Deiodinase type 2 (DIO-2) is an enzyme that catalyzes the conversion of thyroxine to triiodothyronine, and also ensures the conversion of triiodothyronine to diiodothyronine in the CNS. Only protoplasmic astroglia are capable of synthesizing DIO-2. The expression of this enzyme is significantly increased in cerebral ischemia and traumatic brain injury.

Aldehyde dehydrogenase – the immunoreactivity of this enzyme is determined in the perikarya and processes of astroglia, increasing with neurodegenerative processes [1, 9, 10, 11, 20].

Immunohistochemical markers of oligodendrocytes

Most often, myelin components are used as markers of oligodendrocytes: proteolipid protein, myelin basic protein, myelin-associated glycoprotein, 2,3-cyclic nucleotide-3-phosphodiesterase, basic protein of oligodendrocytes associated with myelin, myelin glycoprotein of oligodendrocytes.

Proteolipid protein is an integral protein of the plasma membrane, its expression is determined in the perikarya of oligodendrocytes, their processes and myelin sheaths.

Myelin basic protein – is involved in the formation of multilayer membrane structures, their stabilization and intercellular signaling. It is localized in the membrane of oligodendrocytes, their processes and myelin.

The main protein of oligodendrocytes associated with myelin – contributes to the compaction and stabilization of myelin. Determined in myelin sheaths.

2,3-cyclic nucleotide 3-phosphodiesterase – is necessary for the hydrolysis of toxic cAMP into non-toxic AMP, which is then converted into neuroprotective adenosine. Immunoreactivity is determined in the bodies and processes of oligodendrocytes, myelin sheaths.

Myelin-associated glycoprotein – is an integral protein of the plasma membrane of oligodendrocytes, is involved in the processes of myelination and intercellular signaling. Present in the periaxonal membrane.

Myelin glycoprotein of oligodendrocytes is a myelin stabilizer. Antibodies to it allow labeling of oligodendrocytes and myelin sheaths [6, 7, 8].

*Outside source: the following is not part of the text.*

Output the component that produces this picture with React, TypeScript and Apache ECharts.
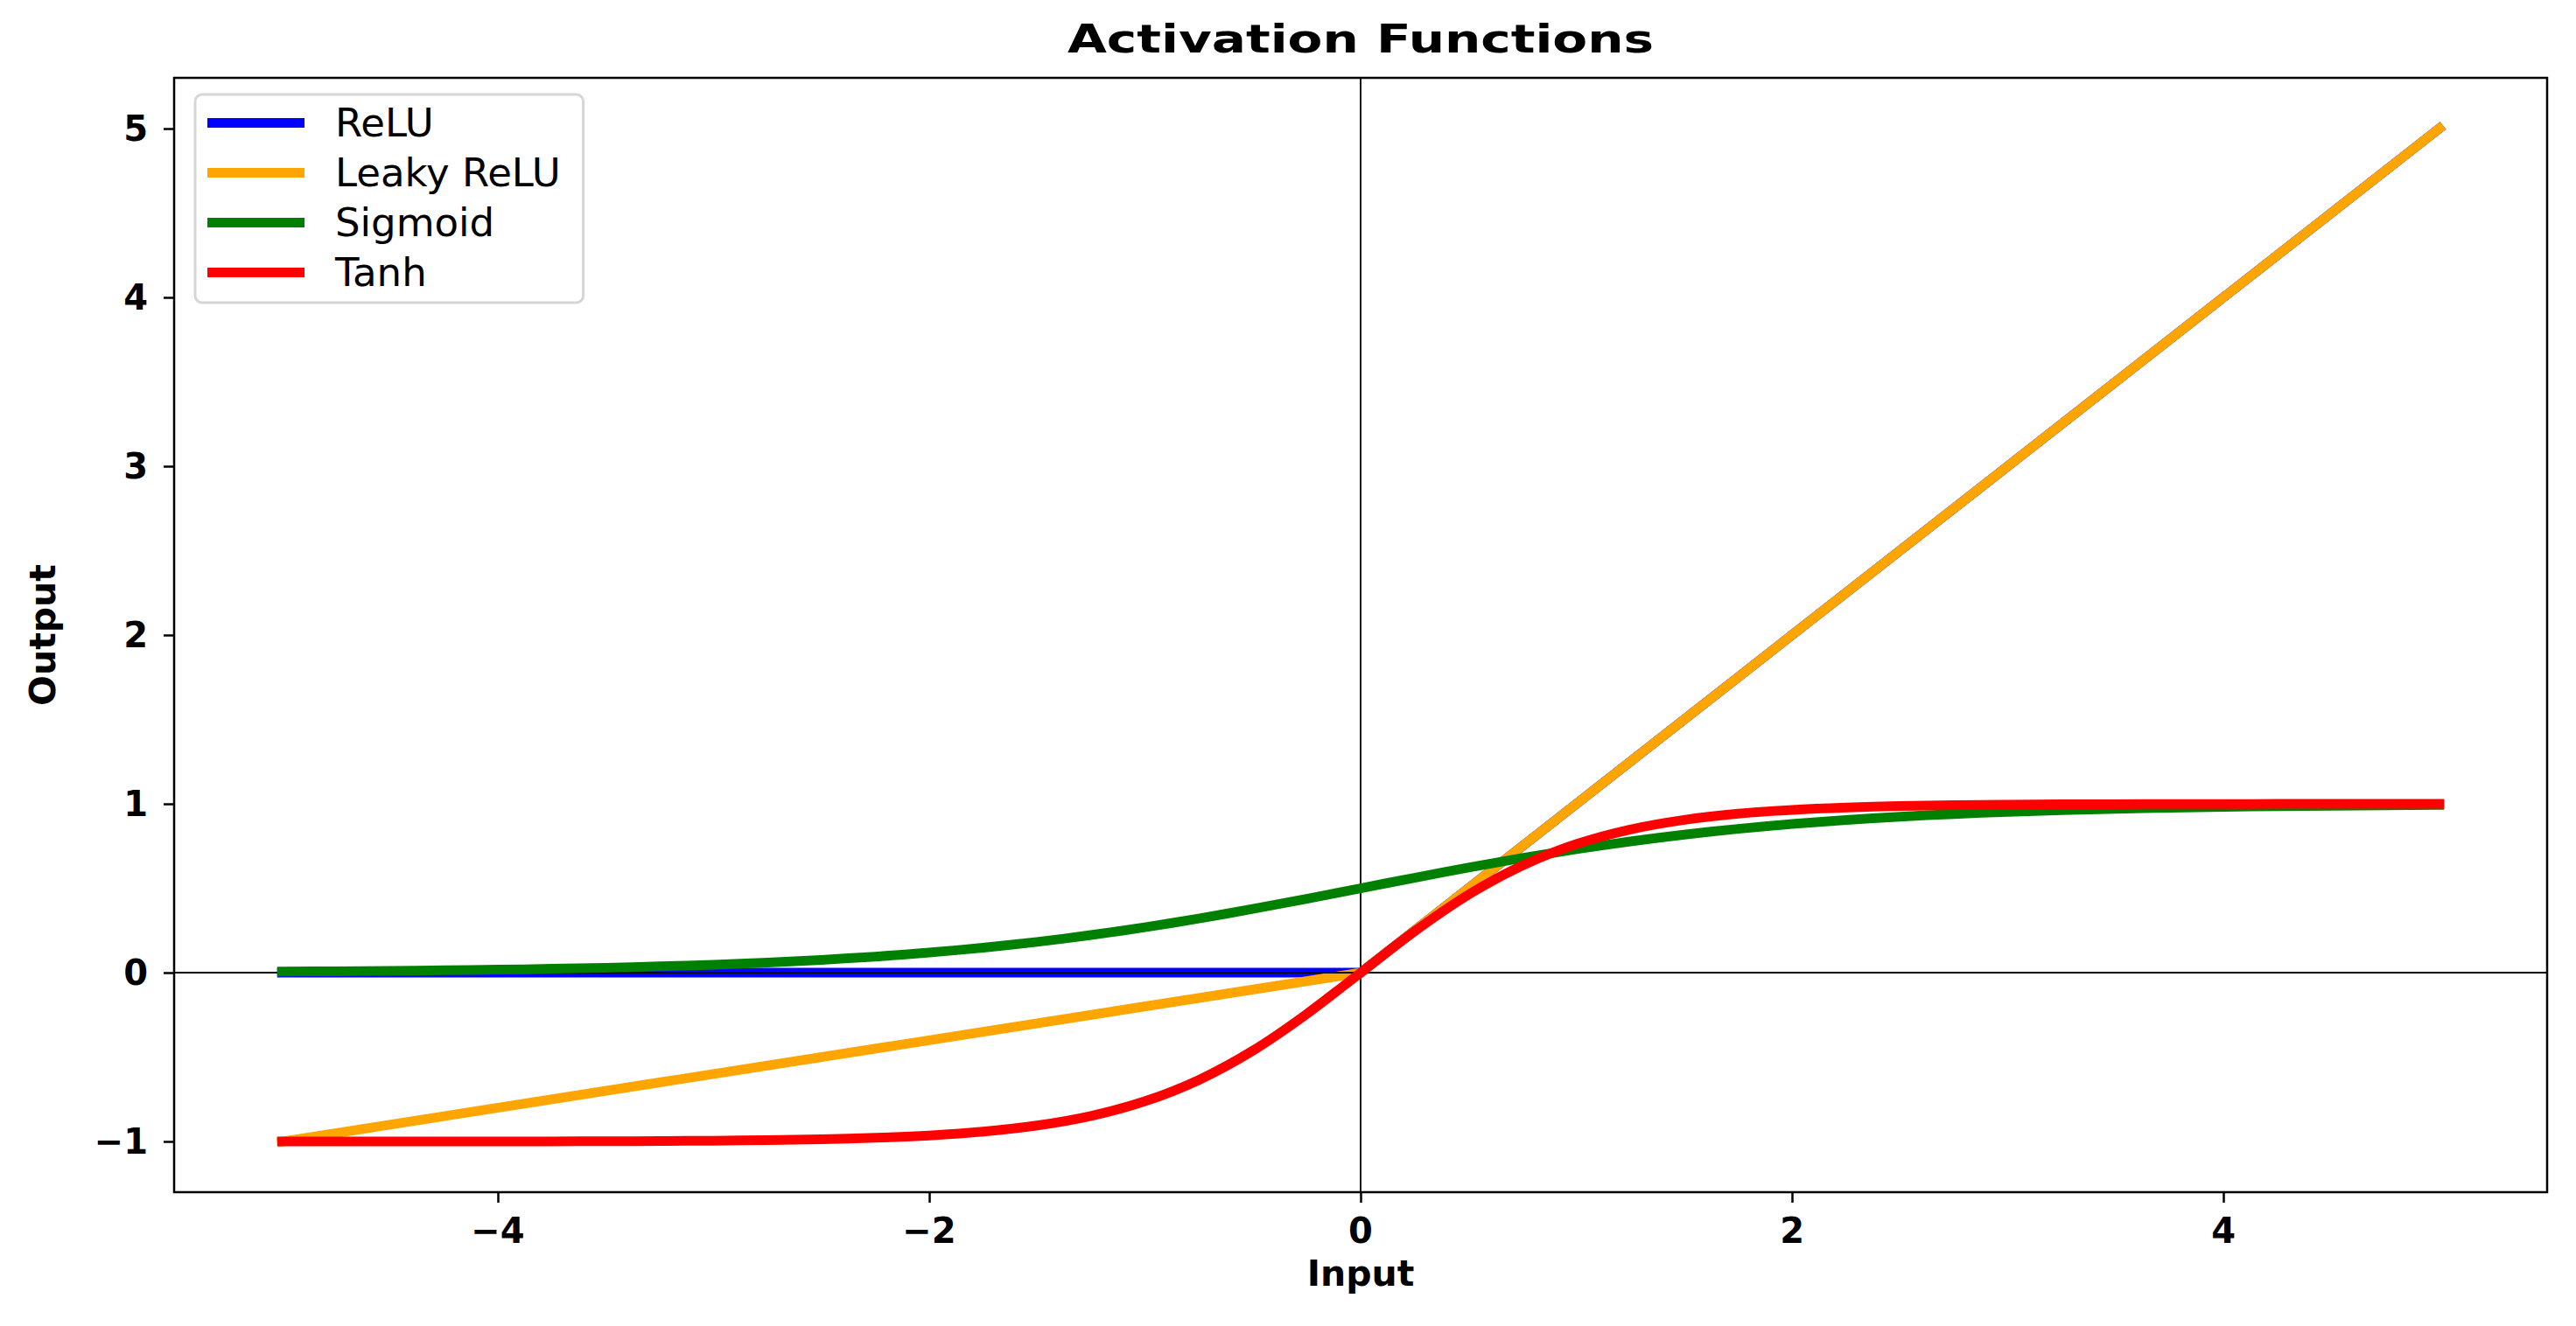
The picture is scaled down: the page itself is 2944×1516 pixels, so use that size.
import React, { useEffect, useRef } from "react";
import * as echarts from "echarts";

const seriesNames = ["ReLU", "Leaky ReLU", "Sigmoid", "Tanh"];
const seriesColors = ["#0000ff", "#ffa500", "#008000", "#ff0000"];

const reluX = [-5, 0, 5];
const reluY = [0, 0, 5];
const leakyX = [-5, 0, 5];
const leakyY = [-1, 0, 5];

const curveX = [
  -5, -4.75, -4.5, -4.25, -4, -3.75, -3.5, -3.25, -3, -2.75, -2.5, -2.25, -2, -1.75, -1.5, -1.25, -1, -0.75, -0.5, -0.25,
  0, 0.25, 0.5, 0.75, 1, 1.25, 1.5, 1.75, 2, 2.25, 2.5, 2.75, 3, 3.25, 3.5, 3.75, 4, 4.25, 4.5, 4.75, 5,
];
const sigmoidY = [
  0.0067, 0.0086, 0.011, 0.014, 0.018, 0.023, 0.0293, 0.0373, 0.0474, 0.0601, 0.0759, 0.0954, 0.1192, 0.148, 0.1824,
  0.2227, 0.2689, 0.3208, 0.3775, 0.4378, 0.5, 0.5622, 0.6225, 0.6792, 0.7311, 0.7773, 0.8176, 0.852, 0.8808, 0.9046,
  0.9241, 0.9399, 0.9526, 0.9627, 0.9707, 0.977, 0.982, 0.986, 0.989, 0.9914, 0.9933,
];
const tanhY = [
  -0.9999, -0.9999, -0.9998, -0.9996, -0.9993, -0.9989, -0.9982, -0.997, -0.9951, -0.9919, -0.9866, -0.978, -0.964,
  -0.9414, -0.9051, -0.8483, -0.7616, -0.6351, -0.4621, -0.2449, 0, 0.2449, 0.4621, 0.6351, 0.7616, 0.8483, 0.9051,
  0.9414, 0.964, 0.978, 0.9866, 0.9919, 0.9951, 0.997, 0.9982, 0.9989, 0.9993, 0.9996, 0.9998, 0.9999, 0.9999,
];

const xTicks = [-4, -2, 0, 2, 4];
const yTicks = [-1, 0, 1, 2, 3, 4, 5];

const titleText = "Activation Functions";
const xLabel = "Input";
const yLabel = "Output";

const pair = (xs: number[], ys: number[]) => xs.map((x, i) => [x, ys[i]]);
const fmt = (v: number) => (v < 0 ? "\u2212" + Math.abs(v) : String(v));

export default function App() {
  const ref = useRef<HTMLDivElement>(null);
  useEffect(() => {
    if (!ref.current) return;
    const chart = echarts.init(ref.current, null, { renderer: "svg" });
    const font = "DejaVu Sans";
    const lineSeries = [
      pair(reluX, reluY),
      pair(leakyX, leakyY),
      pair(curveX, sigmoidY),
      pair(curveX, tanhY),
    ].map((d, i) => ({
      name: seriesNames[i],
      type: "line",
      data: d,
      smooth: i >= 2 ? 0.3 : false,
      showSymbol: false,
      symbol: "none",
      z: 3 + i,
      color: seriesColors[i],
      lineStyle: { color: seriesColors[i], width: 11, cap: "square", join: "round" },
    }));
    chart.setOption({
      animation: false,
      backgroundColor: "#ffffff",
      graphic: [
        {
          type: "text",
          x: 1555,
          y: 22,
          scaleX: 1.29,
          originX: 0,
          style: {
            text: titleText,
            font: `bold 45px "${font}"`,
            fill: "#000",
            textAlign: "center",
            textVerticalAlign: "top",
          },
        },
      ],
      grid: {
        left: 199,
        right: 33,
        top: 89,
        bottom: 153,
        show: true,
        borderColor: "#000",
        borderWidth: 2.5,
        backgroundColor: "transparent",
      },
      legend: {
        data: seriesNames,
        orient: "vertical",
        left: 223,
        top: 108,
        icon: "rect",
        itemWidth: 111,
        itemHeight: 11,
        itemGap: 12,
        padding: [10, 26, 12, 14],
        backgroundColor: "#ffffff",
        borderColor: "#d6d6d6",
        borderWidth: 3,
        borderRadius: 8,
        textStyle: {
          fontFamily: font,
          fontSize: 45,
          lineHeight: 44,
          color: "#000",
          padding: [0, 0, 0, 30],
        },
      },
      xAxis: {
        type: "value",
        min: -5.5,
        max: 5.5,
        name: xLabel,
        nameLocation: "middle",
        nameGap: 72,
        nameTextStyle: { fontFamily: font, fontSize: 41, fontWeight: "bold", color: "#000" },
        axisLine: { show: false, onZero: false },
        axisTick: { show: true, length: 12, customValues: xTicks, lineStyle: { color: "#000", width: 2.5 } },
        axisLabel: {
          customValues: xTicks,
          formatter: fmt,
          margin: 24,
          fontFamily: font,
          fontSize: 40,
          fontWeight: "bold",
          color: "#000",
        },
        splitLine: { show: false },
      },
      yAxis: {
        type: "value",
        min: -1.3,
        max: 5.3,
        name: yLabel,
        nameLocation: "middle",
        nameGap: 130,
        nameRotate: 90,
        nameTextStyle: { fontFamily: font, fontSize: 41, fontWeight: "bold", color: "#000" },
        axisLine: { show: false, onZero: false },
        axisTick: { show: true, length: 12, customValues: yTicks, lineStyle: { color: "#000", width: 2.5 } },
        axisLabel: {
          customValues: yTicks,
          formatter: fmt,
          margin: 30,
          fontFamily: font,
          fontSize: 40,
          fontWeight: "bold",
          color: "#000",
        },
        splitLine: { show: false },
      },
      series: [
        {
          name: "zero-lines",
          type: "line",
          data: [],
          z: 1,
          markLine: {
            silent: true,
            symbol: "none",
            label: { show: false },
            lineStyle: { color: "#000", width: 1.8, type: "solid" },
            data: [{ xAxis: 0 }, { yAxis: 0 }],
          },
        },
        ...lineSeries,
      ],
    });
    return () => chart.dispose();
  }, []);
  return (
    <div
      ref={ref}
      style={{ position: "fixed", left: 0, top: 0, width: 2944, height: 1516, background: "#fff" }}
    />
  );
}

Immunohistochemical markers of microgliocytes

The lba-1 protein is a calcium-binding protein involved in the reorganization of the cytoskeleton and cytoplasmic membrane necessary for phagocytosis. It is determined in the cytoplasm and processes of microglia.

The CD68 protein is a transmembrane protein involved in microglia activation and modulation of immune responses.

The CDllb protein is the alpha subunit of the integrin type 3 complement receptor (CR3). It is used to label activated microglia.

Class II histocompatibility proteins are also used to mark microglia; their expression level significantly increases during pro-inflammatory cell activation and neurodegenerative processes. [15, 17]. 

Thus, the use of neuronal and glial markers makes it possible to evaluate the proliferation and differentiation of nerve cells, to study their morphological and functional features at the molecular level, which contributes to deepening knowledge about the pathogenesis of cerebral pathology and can serve as a fundamental for the prevention and correction of diseases of the nervous system.